Ласковой кошачьей лапочкой с коготками она (Одоевцева) переворачивает и так и этак и критика, и его бедных лауреатов – кандидатов на опустевший эмигрантский поэтический престол [21],
а потом дразнила историка литературы двусмысленным отнекиванием:
подписанное некой Зинаидой Шех… Шах… или Ших-разевой или – разниной, не помню. Неужели же, неужели и Вы приписали мне ее писание? О Господи! Здесь, в Париже пущен был этот гнусный слух, но я никак не предполагала, что он мог долететь до Америки. Нет, клянусь памятью Г[еоргия] В[ладимировича], никогда я не подписывалась Ших-, Шах– или как ее там. […] Кстати, это, кажется, был Зиновий, а не Зинаида, т. е. лицо мужского пола, сумевшее сохранить анонимат, но замолчавшее после своего неудачного выступления. Но то, что Вы меня приняли за него, меня глубоко огорчает. Боже мой, до чего же Вы меня не знаете. И насколько не «видите» и не «чувствуете». Даже страшно становится. И стоит ли вообще печататься, если умные и дружеские глаза видят такое? Что же тогда видят и думают читатели безразличные и не очень дальновидные в умственном отношении? Грустно, грустно, страшно грустно [22].
И в псевдонимы литературного соседа И. Одоевцевой – Георгия Адамовича, который вообще был склонен к мистификациям (напомним опубликованную им рукопись дневника якобы неизвестного лица о петербургском литературном быте эпохи военного коммунизма и НЭПа, автором какового сочинения, несомненно, является он сам [23]), мне представляется, должно быть включено «Куприянов, С.» – по сообщению Г. Адамовича, такой публикатор якобы обнародовал в СССР «пародийные эпитафии Маяковского», в том числе на Ахматову: «нежна, грустна, стройна, бледна, она, жена…» [24]. Думаю, что авторство этих сочинений должно быть возвращено по принадлежности.
Приключения в мире эмигрантских псевдонимов насчитывают свои победы и свои поражения. Продолжение и первых, и вторых нетрудно предсказать. Но без этой разведывательной работы мы неизбежно будем иметь весьма приблизительную и дезинформирующую картину доброй половины русской словесности XX века.
Олег Коростелев
Литературные маски и критические рубрики в периодике русского Парижа
Такое явление, как авторская литературно-критическая рубрика, очень плохо описано в научной печати; посвященных ему специальных работ почти нет, поэтому стоит сказать о нем несколько слов.
Становление этой формы всецело связано с усилением роли газет.
В начале XIX века первое место в жанровой иерархии печати занимал альманах (Белинский считал, что в это время «русская литература была по преимуществу альманачною» [25]), затем главенствовал толстый журнал.
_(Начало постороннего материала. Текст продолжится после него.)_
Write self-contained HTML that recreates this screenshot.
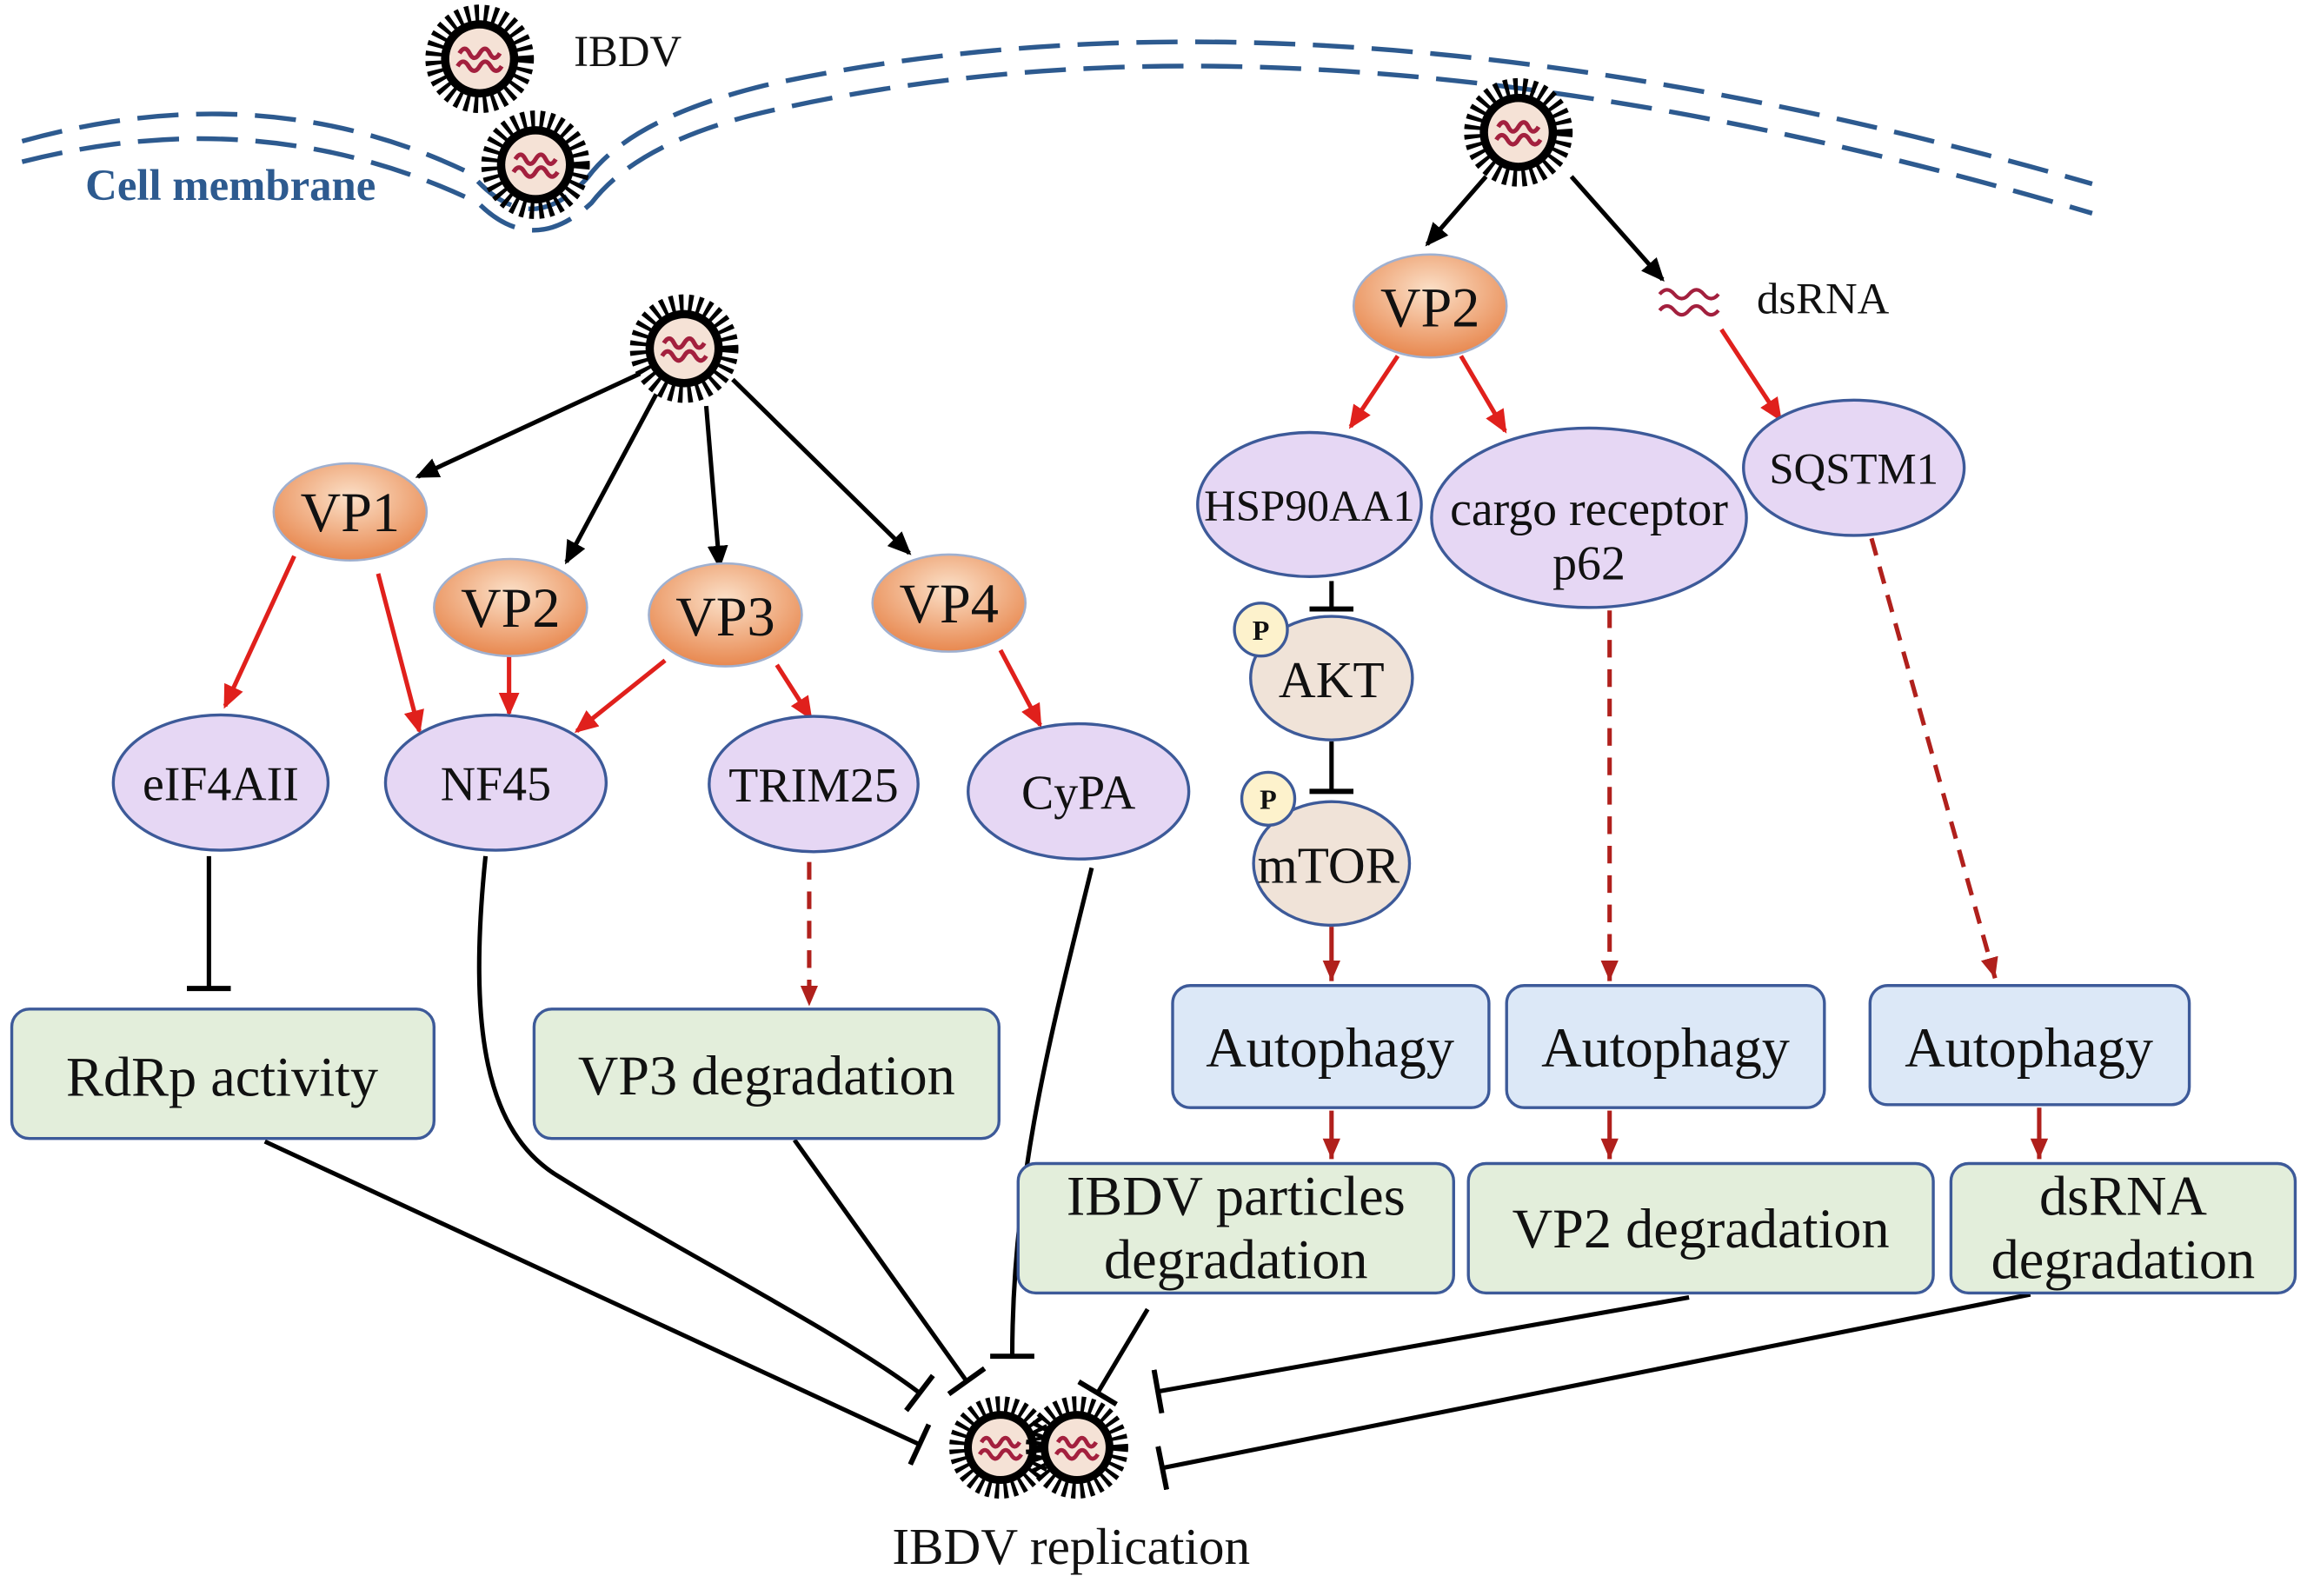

Газета вышла на первый план в общей структуре периодики на рубеже XIX – ХХ веков и к рубежу ХХ – XXI веков утратила свое первенствующее место, уступив телевидению и интернету. Но несколько десятилетий ХХ века именно газета царила в умах, и без нее невозможно представить себе жизнь той эпохи во всей полноте.
Роль газеты в структуре русской периодики возрастала начиная с 1860-х гг., и утверждение ее позиций привело к изменениям в системе критических жанров.
Если в альманахах преобладали статьи, то в эпоху главенства журналов ведущим литературно-критическим жанром становится обозрение.
К началу ХХ века ежегодные обозрения, столь характерные для XIX столетия, хоть и продолжали время от времени появляться в толстых журналах, но уже редко занимали центральное место в литературной жизни. Одну из ведущих ролей в критике начинает играть жанр постоянной авторской колонки или рубрики.
Александр Измайлов, описывая этот период в предисловии к своей книге «Помрачение божков и новые кумиры» (1910), был убежден: «В последнее десятилетие, и в особенности пятилетие, когда сама русская жизнь летела с причудливостью и быстротою картин кинематографа, – литературные явления нарождались, сменялись и отходили в вечность с такою порывистостью и беглостью, что только газетный лист мог отразить их без опоздания» [26].
Причин выдвижения на первый план авторских рубрик много: индивидуализация сознания; растущая профессионализация и специализация критики как вида деятельности [27]; общая тенденция к большей лаконичности, проявившаяся на рубеже веков во многих жанрах [28]; стремление к постоянству в быстро меняющемся мире [29]и возможность удовлетворения ожидаемых запросов читателей [30]; большее доверие к уже проверенному и понравившемуся автору как арбитру вкуса; индивидуальность и неповторимость авторского взгляда на отдельные явления литературного процесса и эпоху в целом, единство оценок, вписывание новых явлений в уже сложившуюся иерархию ценностей [31].